Курган в форме горы как раз призван помочь душе подняться, достичь высот и попасть в Ирий.
Двухступенчатые курганы словно служат иллюстацией того, что и в ином мире есть две «ступени» - Навь и Ирий.
Покойника хоронили вместе с его основными вещами. Вероятно, это делалось вовсе не для того, чтобы он этими вещами пользовался на «том свете», ведь считалось, что вещи нельзя забрать с собой – в загробном мире они могли превратиться в гнилушки. Но запрещено было оставлять себе долю умершего, иначе он мог вернуться за ней в мир живых и забрать её. Родственники, к примеру, могли положить умершему все его деньги со словами: мы не остаёмся тебе должны.
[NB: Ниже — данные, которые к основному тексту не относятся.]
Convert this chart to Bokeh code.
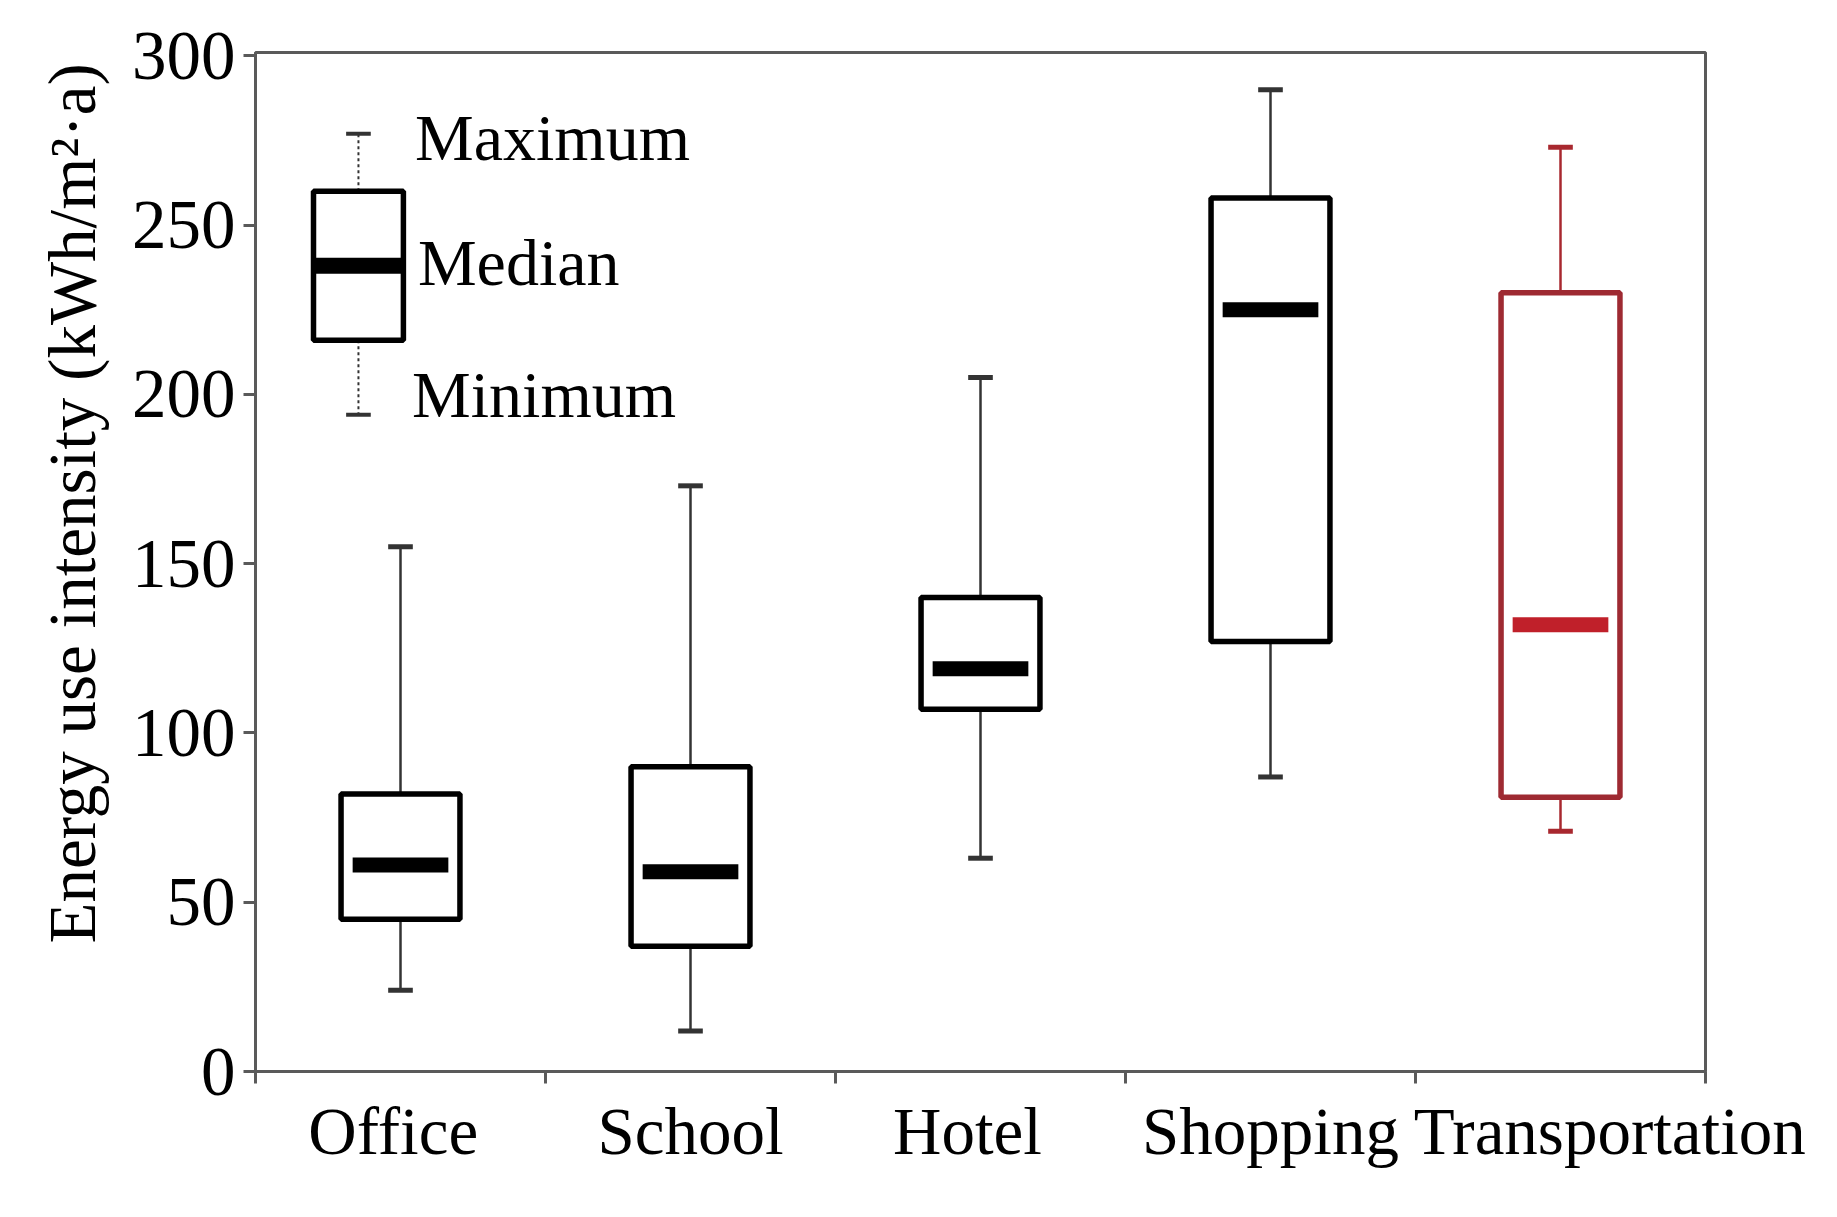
from bokeh.plotting import figure
from bokeh.models import Range1d, FixedTicker
from bokeh.core.properties import value
from bokeh.embed import file_html
from bokeh.resources import INLINE

# ---- data ----
categories = ["Office", "School", "Hotel", "Shopping", "Transportation"]
minimum = [24, 12, 63, 87, 71]
q1 = [45, 37, 107, 127, 81]
median = [61, 59, 119, 225, 132]
q3 = [82, 90, 140, 258, 230]
maximum = [155, 173, 205, 290, 273]
colors = ["black", "black", "black", "black", "#9e2a32"]
median_colors = ["black", "black", "black", "black", "#c0202a"]
whisker_colors = ["#333333", "#333333", "#333333", "#333333", "#a8282f"]

# legend box (schematic)
legend_min = [194]
legend_q1 = [216]
legend_median = [238]
legend_q3 = [260]
legend_max = [277]
legend_labels = ["Maximum", "Median", "Minimum"]
legend_label_y = [276, 239, 200]

FONT = "Liberation Serif"
n = len(categories)
centers = [i + 0.5 for i in range(n)]
label_shift = [-0.025, 0.0, -0.045, 0.0, 0.17]   # label placement offsets (layout only)
label_pos = [c + s for c, s in zip(centers, label_shift)]
box_w = 0.41
cap_w = 0.085
med_w = 0.33

p = figure(width=1821, height=1201, output_backend="svg", toolbar_location=None,
           x_range=Range1d(0, n), y_range=Range1d(0, 301),
           min_border_left=255, min_border_top=52, min_border_right=116,
           min_border_bottom=130)
p.grid.visible = False
p.outline_line_color = "#5a5a5a"
p.outline_line_width = 3
p.background_fill_color = "white"
p.border_fill_color = "white"

# whiskers
p.segment(x0=centers, y0=q3, x1=centers, y1=maximum, line_color=whisker_colors, line_width=2.5)
p.segment(x0=centers, y0=q1, x1=centers, y1=minimum, line_color=whisker_colors, line_width=2.5)
# caps
p.segment(x0=[c - cap_w / 2 for c in centers], y0=maximum,
          x1=[c + cap_w / 2 for c in centers], y1=maximum, line_color=whisker_colors, line_width=5)
p.segment(x0=[c - cap_w / 2 for c in centers], y0=minimum,
          x1=[c + cap_w / 2 for c in centers], y1=minimum, line_color=whisker_colors, line_width=5)
# boxes
p.quad(left=[c - box_w / 2 for c in centers], right=[c + box_w / 2 for c in centers],
       bottom=q1, top=q3, fill_color="white", line_color=colors, line_width=5.5)
# medians
p.segment(x0=[c - med_w / 2 for c in centers], y0=median,
          x1=[c + med_w / 2 for c in centers], y1=median, line_color=median_colors, line_width=15)

# schematic legend
lx = [0.355]
lw = 0.31
p.segment(x0=lx, y0=legend_q3, x1=lx, y1=legend_max, line_color="#333333", line_width=2, line_dash="3 3")
p.segment(x0=lx, y0=legend_q1, x1=lx, y1=legend_min, line_color="#333333", line_width=2, line_dash="3 3")
p.segment(x0=[lx[0] - cap_w / 2], y0=legend_max, x1=[lx[0] + cap_w / 2], y1=legend_max,
          line_color="#333333", line_width=4)
p.segment(x0=[lx[0] - cap_w / 2], y0=legend_min, x1=[lx[0] + cap_w / 2], y1=legend_min,
          line_color="#333333", line_width=4)
p.quad(left=[lx[0] - lw / 2], right=[lx[0] + lw / 2], bottom=legend_q1, top=legend_q3,
       fill_color="white", line_color="black", line_width=5.5)
p.segment(x0=[lx[0] - lw / 2], y0=legend_median, x1=[lx[0] + lw / 2], y1=legend_median,
          line_color="black", line_width=16)
p.text(x=[0.55, 0.56, 0.54], y=legend_label_y, text=legend_labels,
       text_font=value(FONT), text_font_size="66px", text_baseline="middle",
       text_align="left", text_color="black")

# axes
xa = p.xaxis[0]
xa.ticker = FixedTicker(ticks=label_pos, minor_ticks=list(range(n + 1)))
xa.major_label_overrides = {c: cat for c, cat in zip(label_pos, categories)}
xa.major_tick_line_color = None
xa.minor_tick_out = 12
xa.minor_tick_in = 0
xa.minor_tick_line_color = "#5a5a5a"
xa.minor_tick_line_width = 3
xa.axis_line_color = "#5a5a5a"
xa.axis_line_width = 3
xa.major_label_text_font = FONT
xa.major_label_text_font_size = "67px"
xa.major_label_text_color = "black"
xa.major_label_standoff = 10

ya = p.yaxis[0]
ya.ticker = FixedTicker(ticks=[0, 50, 100, 150, 200, 250, 300], minor_ticks=[])
ya.major_tick_out = 12
ya.major_tick_in = 0
ya.major_tick_line_color = "#5a5a5a"
ya.major_tick_line_width = 3
ya.minor_tick_line_color = None
ya.axis_line_color = "#5a5a5a"
ya.axis_line_width = 3
ya.major_label_text_font = FONT
ya.major_label_text_font_size = "69px"
ya.major_label_text_color = "black"
ya.major_label_standoff = 8
ya.axis_label = "\u00a0" * 7 + "Energy use intensity (kWh/m\u00b2\u00b7a)"
ya.axis_label_text_font = FONT
ya.axis_label_text_font_size = "67px"
ya.axis_label_text_font_style = "normal"
ya.axis_label_text_color = "black"
ya.axis_label_standoff = 20

open("out.html", "w").write(file_html(p, INLINE))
Место для курганов выбирали особое: как правило, вблизи реки, символизирующую реку Смородину, через которую душа по Калинову мосту переходила в мир иной, и, как правило, место должно обладать особой энергетикой: сейчас такие места мы называем геопатогенными зонами, они неблагоприятны для людей, но считаются перекрёстками миров.